Yo quisiera que también los jóvenes, los muchachos, las muchachas, le pidieran a Cristo el don de la sabiduría, el don para poder discernir qué es lo que el Señor quiere para ustedes, cuál es el camino que Él les propone. El que se deja guiar por el Espíritu, disfruta la libertad y el gozo de tomar siempre las mejores decisiones de su vida.
Hermanas y hermanos, nos hace mucha falta, en todos lados, la gracia del Espíritu Santo. En nuestras casas, en nuestros lugares de trabajo, en nuestro país, en nuestra Iglesia.

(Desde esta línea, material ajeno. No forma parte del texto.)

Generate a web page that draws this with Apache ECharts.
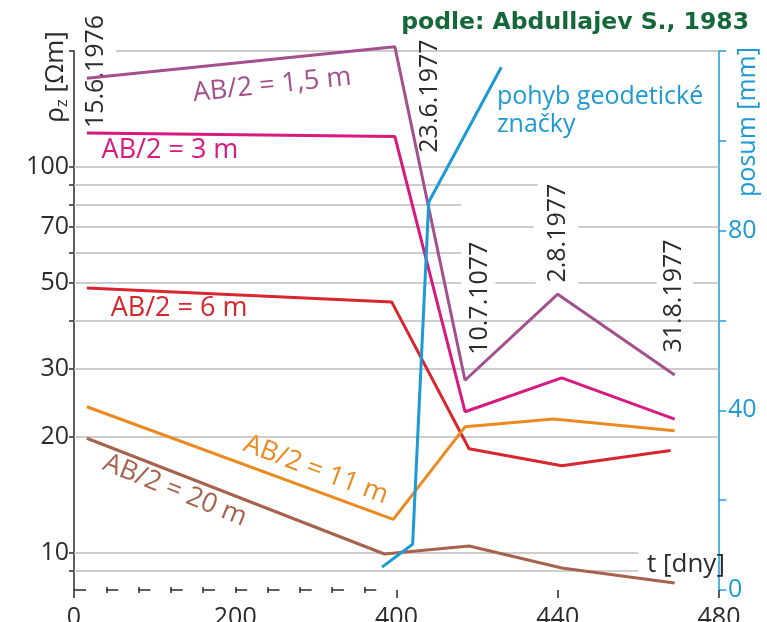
<!DOCTYPE html>
<html>
<head>
<meta charset="utf-8">
<script src="https://cdn.jsdelivr.net/npm/echarts@6/dist/echarts.min.js"></script>
<style>
  html, body { margin: 0; padding: 0; background: #fff; }
  #chart { width: 767px; height: 622px; }
</style>
</head>
<body>
<div id="chart"></div>
<script>
// ---- data -------------------------------------------------------------
// measurement dates shown along the profile
const dateLabels = ['15.6.1976', '23.6.1977', '10.7.1077', '2.8.1977', '31.8.1977'];
const seriesNames = ['AB/2 = 1,5 m', 'AB/2 = 3 m', 'AB/2 = 6 m', 'AB/2 = 11 m', 'AB/2 = 20 m'];

// apparent resistivity rho_z [Ohm m] for each half-spacing, t in days
const daysAB15 = [16, 398, 417, 440, 469];
const rhoAB15  = [170, 205, 28.0, 46.8, 28.9];
const daysAB3  = [16, 398, 417, 441, 469];
const rhoAB3   = [122.5, 120, 23.2, 28.4, 22.2];
const daysAB6  = [16, 394, 418, 441, 468];
const rhoAB6   = [48.6, 44.7, 18.6, 16.8, 18.4];
const daysAB11 = [16, 396, 417, 439, 469];
const rhoAB11  = [23.9, 12.2, 21.2, 22.2, 20.7];
const daysAB20 = [16, 385, 418, 441, 469];
const rhoAB20  = [19.8, 9.92, 10.4, 9.12, 8.34];

// displacement of the geodetic mark [mm]
const daysMark  = [382, 404, 408, 426];
const posumMark = [5.1, 10.2, 86.4, 116.4];

// axis ticks
const xLabelDays     = [0, 200, 400, 440, 480];
const xMajorTickDays = [0, 400, 440, 480];
const xMinorTickDays = [40, 80, 120, 160, 200, 240, 280, 320, 360];
const rhoTickValues  = [9, 10, 20, 30, 40, 50, 60, 70, 80, 90, 100, 200];
const rhoLabelValues = [10, 20, 30, 50, 70, 100];
const posumLabelValues = [0, 40, 80];

// ---- time axis: 0-400 d squeezed 5x, 400-480 d at full scale ---------
const BREAK = 400, SQUEEZE = 5;
const toAxis = t => t <= BREAK ? t / SQUEEZE : BREAK / SQUEEZE + (t - BREAK);
const fromAxis = u => u <= BREAK / SQUEEZE ? u * SQUEEZE : BREAK + (u - BREAK / SQUEEZE);
const pairs = (days, vals) => days.map((d, i) => [toAxis(d), vals[i]]);

const FONT = '"Open Sans", "Noto Sans", sans-serif';
const INK = '#2b2b2b';
const BLUE = '#1d9ad5';
const colors = ['#a3508e', '#d8197f', '#d7262d', '#ec8a22', '#a5624d'];

// horizontal reference lines: [value, [[fromDay, toDay], ...]]
const gridRuns = [
  [200, [[52, 480]]],
  [100, [[0, 480]]],
  [90,  [[0, 435]]],
  [80,  [[0, 416]]],
  [70,  [[0, 434], [445, 480]]],
  [60,  [[0, 416]]],
  [50,  [[0, 416], [424.5, 434.5], [445, 464.5], [473.5, 480]]],
  [40,  [[0, 480]]],
  [30,  [[0, 480]]],
  [20,  [[0, 480]]],
  [10,  [[0, 460]]],
  [9,   [[0, 460]]]
];

const refLines = [];
gridRuns.forEach(([v, runs]) => runs.forEach(([a, b]) => {
  refLines.push([{ coord: [toAxis(a), v], lineStyle: { color: '#bdbdbd', width: 1.5, type: 'solid' } },
                 { coord: [toAxis(b), v] }]);
}));
// time axis baseline: dashed over the squeezed part, solid afterwards
refLines.push([{ coord: [0, 8], lineStyle: { color: INK, width: 1.5, type: [12, 20.25] } },
               { coord: [toAxis(BREAK), 8] }]);
refLines.push([{ coord: [toAxis(BREAK), 8], lineStyle: { color: INK, width: 1.5, type: 'solid' } },
               { coord: [toAxis(482.5), 8] }]);

const rhoSets = [[daysAB15, rhoAB15], [daysAB3, rhoAB3], [daysAB6, rhoAB6], [daysAB11, rhoAB11], [daysAB20, rhoAB20]];

const series = [{
  type: 'line', data: [], xAxisIndex: 0, yAxisIndex: 0, silent: true,
  markLine: { silent: true, z: 1, symbol: ['none', 'none'], label: { show: false }, animation: false, data: refLines }
}];
rhoSets.forEach(([d, v], i) => series.push({
  name: seriesNames[i], type: 'line', xAxisIndex: 0, yAxisIndex: 0, z: 3,
  data: pairs(d, v), showSymbol: false, symbol: 'none', clip: false, animation: false,
  lineStyle: { color: colors[i], width: 3 }
}));
series.push({
  name: 'pohyb geodetické značky', type: 'line', xAxisIndex: 0, yAxisIndex: 1, z: 4,
  data: pairs(daysMark, posumMark), showSymbol: false, symbol: 'none', clip: false, animation: false,
  lineStyle: { color: BLUE, width: 3 }
});

const tickLine = { color: INK, width: 1.5 };
const option = {
  animation: false,
  backgroundColor: '#fff',
  grid: { left: 74, right: 48, top: 51, bottom: 32, containLabel: false, outerBoundsMode: 'none' },
  xAxis: [{
    type: 'value', min: 0, max: toAxis(480), position: 'bottom',
    axisLine: { show: false, onZero: false },
    axisTick: { show: true, customValues: xMajorTickDays.map(toAxis), length: 8, lineStyle: tickLine },
    axisLabel: { customValues: xLabelDays.map(toAxis), formatter: u => String(Math.round(fromAxis(u))),
                 fontFamily: FONT, fontSize: 25, color: INK, margin: 15 },
    splitLine: { show: false }
  }, {
    type: 'value', min: 0, max: toAxis(480), position: 'bottom', offset: -3,
    axisLine: { show: false, onZero: false },
    axisTick: { show: true, customValues: xMinorTickDays.map(toAxis), length: 6, lineStyle: tickLine },
    axisLabel: { show: false },
    splitLine: { show: false }
  }],
  yAxis: [{
    type: 'log', logBase: 10, min: 8, max: 200, position: 'left',
    axisLine: { show: true, onZero: false, lineStyle: tickLine },
    axisTick: { show: true, customValues: rhoTickValues, length: 5, lineStyle: tickLine },
    axisLabel: { customValues: rhoLabelValues, fontFamily: FONT, fontSize: 25, color: INK, margin: 5 },
    splitLine: { show: false }
  }, {
    type: 'value', min: 0, max: 120, interval: 20, position: 'right',
    axisLine: { show: true, onZero: false, lineStyle: { color: BLUE, width: 1.5 } },
    axisTick: { show: true, length: 7, lineStyle: { color: BLUE, width: 1.5 } },
    axisLabel: { formatter: v => posumLabelValues.includes(v) ? String(v) : '',
                 fontFamily: FONT, fontSize: 25, color: BLUE, margin: 9 },
    splitLine: { show: false }
  }],
  series: series
};

const chart = echarts.init(document.getElementById('chart'));
chart.setOption(option);

// ---- text annotations anchored in (day, rho) space --------------------
const at = (day, value) => chart.convertToPixel({ seriesIndex: 1 }, [toAxis(day), value]);
function note(text, p, o) {
  return {
    type: 'text', x: p[0], y: p[1], rotation: (o.rot || 0) * Math.PI / 180, z: 2, silent: true,
    style: {
      text: text, fill: o.color || INK, fontFamily: o.family || FONT, fontSize: o.size || 25,
      fontWeight: o.weight || 'normal', lineHeight: o.lineHeight,
      align: o.align || 'center', verticalAlign: o.valign || 'middle',
      textAlign: o.align || 'center', textVerticalAlign: o.valign || 'middle',
      rich: o.rich
    }
  };
}

const dateAnchors = [[27, 177], [408.3, 152.8], [420.7, 45.7], [440.1, 67.4], [468.8, 46.3]];
const nameAnchors = [[245.7, 163, 6], [119, 110.7, 0], [130.3, 43.1, 0], [300, 16.4, -20.5], [125.3, 14.5, -22]];

const elements = [];
dateLabels.forEach((t, i) => elements.push(note(t, at(dateAnchors[i][0], dateAnchors[i][1]), { rot: 90, size: 25 })));
seriesNames.forEach((t, i) => elements.push(
  note(t, at(nameAnchors[i][0], nameAnchors[i][1]), { rot: nameAnchors[i][2], size: 27, color: colors[i] })));
elements.push(note('pohyb geodetické\nznačky', at(424.9, 165), { color: BLUE, size: 25, align: 'left', valign: 'top', lineHeight: 28 }));
elements.push(note('t [dny]', at(471.8, 9.29), { size: 26 }));

// axis titles and source note
elements.push(note('podle: Abdullajev S., 1983', [749, 23],
  { align: 'right', family: '"DejaVu Sans", Verdana, sans-serif', weight: 'bold', size: 23.5, color: '#15683a' }));
elements.push(note('posum [mm]', [748, 122], { rot: 90, color: BLUE, size: 25 }));
elements.push(note('{a|ρ}{b|z}{a| [Ωm]}', [56, 77], {
  rot: 90, size: 25,
  rich: {
    a: { fontFamily: FONT, fontSize: 26, fill: INK, color: INK, lineHeight: 30 },
    b: { fontFamily: FONT, fontSize: 17, fill: INK, color: INK, lineHeight: 30, verticalAlign: 'bottom', padding: [12, 0, 0, 0] }
  }
}));

chart.setOption({ graphic: { elements: elements } });
</script>
</body>
</html>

Pidamos con insistencia a Cristo, “envía tu Espíritu Santo, que inunde toda la faz de la Tierra, que no perdamos la esperanza de que la comunión se construye por una tarea muy difícil humanamente, posible con Dios, perdonar”.
No hay otro camino para crecer en el amor que perdonar y perdonarnos. Es falso aquella idea que dice, “amar es no tener que pedir perdón”. No es cierto. Amar es pedir y dar perdón,
Y, a veces, hay que pedir perdón, aunque uno no haya ofendido, aunque uno sienta que no ha hecho daño, pero la otra persona se siente molesta, cree que ha sido molestada, que ha sido dañada.
Y hay que saber pedir perdón y dar perdón. Ese es regalo del Espíritu, a eso mandó el Señor a sus discípulos, a sus apóstoles, “vayan por todo el mundo y enseñen a perdonar”.
Esa es la misión de la Iglesia, enseñar a perdonar, que es lo mismo que enseñar a amar. Saben que, en español, “per-donar” significa “darse de más”. Donar, per-donar, dar de más, no quedarse con nada. Y el perdón es dar de más.
Así es como se construye el mundo y la Iglesia. A eso vino Cristo, a eso mandó a la Iglesia. Y esa es nuestra tarea, es nuestra responsabilidad, perdonarnos, darnos de más. Y hoy hace mucha falta entre nosotros. Estamos como muy enojados, fastidiados, estresados, todo nos molesta, todo nos hace perder la paz.
Por eso Jesús comienza con el saludo, “shalóm”, “la paz esté con ustedes”. Porque ahí comienza el camino del amor y del perdón.
Que el Señor nos ayude a ser una comunidad que ama y perdona. Que el Señor les ayude, les dé la gracia porque, en su casa y muchas partes, necesitamos pedir perdón.
Así, todos tenemos que reconocer que nos falta dar más, falta dar un plus, que falta per-donar. Que Dios los bendiga y, con mucha, alegría. Porque perdonar = alegría. El que perdona está alegre y contento, el que es perdonado también experimenta el gozo y la alegría.